I'm here at the IDF 2010 conference in San Francisco, and during this morning's keynote session, I had to the opportunity to see some pretty cool technology. One of the things that they demonstrated was essentially the next generation of handheld game controllers. Think of the Wii remotes, but with more accuracy in 3 dimensions. Wii remotes use triangulation and technically only detect two dimensions (although clever programming in the Wii helps pick out a certain amount of a third dimension). But these devices they demonstrated had full three dimensional handling.
The new technology relies on the latest and greatest Intel technology, called Sandy Bridge. That might seem surprising since we're talking about game controllers, but that's precisely the point being made at this conference: The technologies are converging into single chips and platforms. The new Sandy Bridge generation of Intel technology covers multi-core technology, graphics, and floating point processing all on a single chip, making the chips usable in a wide range of applications, and removing the need for specialized chips. In the past we saw chips devoted to graphics, chips devoted to floating point operations (such as in digital signal processing designs), and so on. But now the individual chips can handle all of this. So Intel's idea is this: Why build specialized chips and platforms when the current processor can do it all for you? That leaves programmers able to build powerful applications and focus on the "what" rather than the "how". Need powerful image analysis operations? The capability is there. Need 3D realtime handling? The processor can handle it, so you can write the code that makes use of it. (But I should clarify: The processors have the capabilities built in and include udpated Assembler instructions. The programmers, then, will write code that makes use of these advanced instructions, either through language extensions or Assembler libraries.)

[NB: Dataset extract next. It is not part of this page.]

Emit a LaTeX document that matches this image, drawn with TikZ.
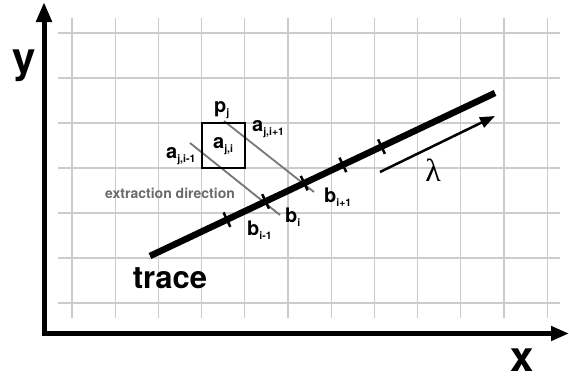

The 3D controllers that they demonstrated were pretty sweet. On stage the Intel guy held two of them, one in each hand, and manipulated a 3D model. He resized objects and moved them around, and even did boolean operations on them, all without a keyboard. He was able to rotate the virtual world, looking at it from different options. And at one point he even opened up a menu, which appeared like a small handheld device on the screen itself. His left hand controlled where the virtual handheld was and what angle it was at, and the right-hand typed on it with a stylus. Of course, in reality he only had two controllers, one in each hand, and no actual handheld device or stylus existed. But on the screen was the image of the handheld and a stylus, which he easily manipulated.
At the end he mentioned that the SDK would be made available for these controllers. He didn't say when, but I'll be getting more information while at the conference, and will keep DaniWeb readers updated. These are fun times to be a programmer!